Tuesday, March 22, 2011

No Treason, no. 1 - Lysander Spooner - Mises Daily

No Treason, no. 1 - Lysander Spooner - Mises Daily

  1. That two men have no more natural right to exercise any kind of authority over one than one has to exercise the same authority over two. A man's natural rights are his own against the whole world; and any infringement of them is equally a crime whether committed by one man or by millions; whether committed by one man calling himself a robber (or by any other name indicating his true character) or by millions calling themselves a government.

  2. It would be absurd for the most numerous party to talk of establishing a government over the less numerous party, unless the former were also the strongest as well as the most numerous: for it is not to be supposed that the strongest party would ever submit to the rule of the weaker party, merely because the latter were the most numerous.

    And as matter of fact, it is perhaps never that governments are established by the most numerous party. They are usually, if not always, established by the less numerous party — their superior strength consisting in their superior wealth, intelligence, and ability to act in concert.

  3. Our Constitution does not profess to have been established simply by the majority, but by "the people" — the minority as much as the majority.

  4. If our fathers, in 1776, had acknowledged the principle that a majority had the right to rule the minority, we should never have become a nation — for they were in a small minority as compared with those who claimed the right to rule over them.

  5. Majorities, as such, afford no guarantees for justice. They are men of the same nature as minorities. They have the same passions for fame, power, and money as minorities and are liable and likely to be equally — perhaps more than equally, because more boldly — rapacious, tyrannical, and unprincipled, if entrusted with power.

    There is no more reason, then, why a man should either sustain or submit to the rule of a majority than of a minority. Majorities and minorities cannot rightfully be taken at all into account in deciding questions of justice. And all talk about them in matters of government is mere absurdity.

    Men are dunces for uniting to sustain any government or any laws except those in which they are all agreed. And nothing but force and fraud compel men to sustain any other. To say that majorities, as such, have a right to rule minorities, is equivalent to saying that minorities have, and ought to have, no rights except such as majorities please to allow them.

  6. It is not improbable that many or most of the worst of governments — although established by force, and by a few, in the first place — come, in time, to be supported by a majority. But if they do, this majority is composed in large part of the most ignorant, superstitious, timid, dependent, servile, and corrupt portions of the people; of those who have been overawed by the power, intelligence, wealth, and arrogance; of those who have been deceived by the frauds; and of those who have been corrupted by the inducements of the few who really constitute the government.

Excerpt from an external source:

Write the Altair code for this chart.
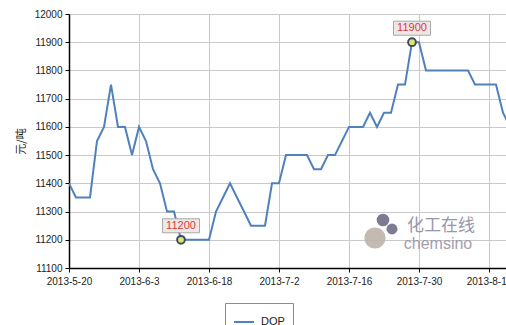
import altair as alt
import pandas as pd

# ---- data -------------------------------------------------------------
dates = [
    "2013-5-20", "2013-5-21", "2013-5-22", "2013-5-23", "2013-5-24",
    "2013-5-27", "2013-5-28", "2013-5-29", "2013-5-30", "2013-5-31",
    "2013-6-3", "2013-6-4", "2013-6-5", "2013-6-6", "2013-6-7",
    "2013-6-8", "2013-6-9", "2013-6-13", "2013-6-14", "2013-6-17",
    "2013-6-18", "2013-6-19", "2013-6-20", "2013-6-21", "2013-6-24",
    "2013-6-25", "2013-6-26", "2013-6-27", "2013-6-28", "2013-7-1",
    "2013-7-2", "2013-7-3", "2013-7-4", "2013-7-5", "2013-7-8",
    "2013-7-9", "2013-7-10", "2013-7-11", "2013-7-12", "2013-7-15",
    "2013-7-16", "2013-7-17", "2013-7-18", "2013-7-19", "2013-7-22",
    "2013-7-23", "2013-7-24", "2013-7-25", "2013-7-26", "2013-7-29",
    "2013-7-30", "2013-7-31", "2013-8-1", "2013-8-2", "2013-8-5",
    "2013-8-6", "2013-8-7", "2013-8-8", "2013-8-9", "2013-8-12",
    "2013-8-13", "2013-8-14", "2013-8-15", "2013-8-16",
]
dop = [
    11400, 11350, 11350, 11350, 11550, 11600, 11750, 11600, 11600, 11500,
    11600, 11550, 11450, 11400, 11300, 11300, 11200, 11200, 11200, 11200,
    11200, 11300, 11350, 11400, 11350, 11300, 11250, 11250, 11250, 11400,
    11400, 11500, 11500, 11500, 11500, 11450, 11450, 11500, 11500, 11550,
    11600, 11600, 11600, 11650, 11600, 11650, 11650, 11750, 11750, 11900,
    11900, 11800, 11800, 11800, 11800, 11800, 11800, 11800, 11750, 11750,
    11750, 11750, 11650, 11600,
]
series_name = "DOP"
tick_index = [0, 10, 20, 30, 40, 50, 60]
y_ticks = [11100, 11200, 11300, 11400, 11500, 11600, 11700, 11800, 11900, 12000]
marked_index = [16, 49]   # min and max points that carry a label

df = pd.DataFrame({"idx": list(range(len(dop))), "date": dates, "value": dop,
                   "series": [series_name] * len(dop)})
marks_df = df.iloc[marked_index].copy()
marks_df["label"] = marks_df["value"].astype(str)

LINE = "#4f81bd"
FONT = "Liberation Sans"

label_expr = "[" + ",".join("'%s'" % d for d in dates) + "][datum.value]"

x_enc = alt.X("idx:Q",
              scale=alt.Scale(domain=[0, 62.43], nice=False, zero=False),
              axis=alt.Axis(values=tick_index, labelExpr=label_expr, title=None,
                            grid=True, labelFlush=False, labelOverlap=False,
                            labelBound=False))
y_enc = alt.Y("value:Q",
              scale=alt.Scale(domain=[11100, 12000], nice=False, zero=False),
              axis=alt.Axis(values=y_ticks, format="d", title="元/吨", grid=True,
                            labelOverlap=False, labelFlush=False, labelBound=False))

line = alt.Chart(df).mark_line(strokeWidth=2, clip=True).encode(
    x=x_enc, y=y_enc,
    color=alt.Color("series:N", scale=alt.Scale(domain=[series_name], range=[LINE]),
                    legend=alt.Legend(title=None, orient="none", legendX=156, legendY=289,
                                      symbolType="stroke", symbolSize=400,
                                      symbolStrokeWidth=2,
                                      labelExpr="datum.label + '\u00a0\u00a0\u00a0\u00a0\u00a0'",
                                      labelFont=FONT, labelFontSize=11, labelColor="#222",
                                      strokeColor="#8a8a8a", fillColor="white",
                                      padding=8, labelOffset=6)),
)

box_path = "M-1,-0.38L1,-0.38L1,0.38L-1,0.38Z"
boxes = alt.Chart(marks_df).mark_point(
    shape=box_path, size=1369, filled=True, fill="#efe6e6", stroke="#a9a9a9",
    strokeWidth=1, opacity=1, yOffset=-14,
).encode(x=x_enc, y=y_enc)

texts = alt.Chart(marks_df).mark_text(
    color="#d83a3a", font=FONT, fontSize=11, yOffset=-14,
).encode(x=x_enc, y=y_enc, text="label:N")

dots = alt.Chart(marks_df).mark_point(
    shape="circle", size=60, filled=True, fill="#dfe56c", stroke="#3c4a68",
    strokeWidth=2, opacity=1,
).encode(x=x_enc, y=y_enc)

# watermark (decoration)
wm = pd.DataFrame({"k": [0]})
wm_big = alt.Chart(wm).mark_point(shape="circle", size=450, filled=True,
                                  color="#bdb3a8", opacity=0.9).encode(
    x=alt.value(306), y=alt.value(224))
wm_d1 = alt.Chart(wm).mark_point(shape="circle", size=160, filled=True,
                                 color="#6f6b88", opacity=0.9).encode(
    x=alt.value(314), y=alt.value(206))
wm_d2 = alt.Chart(wm).mark_point(shape="circle", size=120, filled=True,
                                 color="#6f6b88", opacity=0.9).encode(
    x=alt.value(323), y=alt.value(215))
wm_t1 = alt.Chart(wm).mark_text(text="化工在线", font="Noto Sans CJK SC", fontSize=17,
                                color="#8f8ba2", opacity=0.9).encode(
    x=alt.value(372), y=alt.value(212))
wm_t2 = alt.Chart(wm).mark_text(text="chemsino", font=FONT, fontSize=16,
                                color="#9995aa", opacity=0.9).encode(
    x=alt.value(369), y=alt.value(230))

chart = alt.layer(
    line, boxes, texts, dots, wm_big, wm_d1, wm_d2, wm_t1, wm_t2
).properties(
    width=437, height=254,
    autosize=alt.AutoSizeParams(type="none"),
    padding={"left": 69, "top": 14, "right": 0, "bottom": 57},
).configure_view(stroke=None).configure_axis(
    labelFont=FONT, labelFontSize=10, labelColor="#222",
    titleFont="Noto Sans CJK SC", titleFontSize=11, titleColor="#222",
    titleFontWeight="normal", labelOverlap=False,
    domainColor="#000", domainWidth=1.5, tickColor="#000", tickSize=4,
    gridColor="#c9c9c9", gridWidth=1,
).configure_axisY(labelPadding=3, titlePadding=8).configure_axisX(labelPadding=4)

chart.save("out.html", embed_options={"renderer": "svg", "actions": False})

    Such majorities, very likely, could be found in half, perhaps in nine-tenths, of all the countries on the globe. What do they prove? Nothing but the tyranny and corruption of the very governments that have reduced such large portions of the people to their present ignorance, servility, degradation, and corruption — an ignorance, servility, degradation, and corruption that are best illustrated in the simple fact that they do sustain the governments that have so oppressed, degraded, and corrupted them.

    They do nothing toward proving that the governments themselves are legitimate, or that they ought to be sustained, or even endured, by those who understand their true character. The mere fact, therefore, that a government chances to be sustained by a majority, of itself proves nothing that is necessary to be proved in order to know whether such government should be sustained or not.

  7. The principle that the majority have a right to rule the minority practically resolves all government into a mere contest between two bodies of men, as to which of them shall be masters and which of them slaves: a contest, that — however bloody — can never, in the nature of things, be finally closed so long as man refuses to be a slave.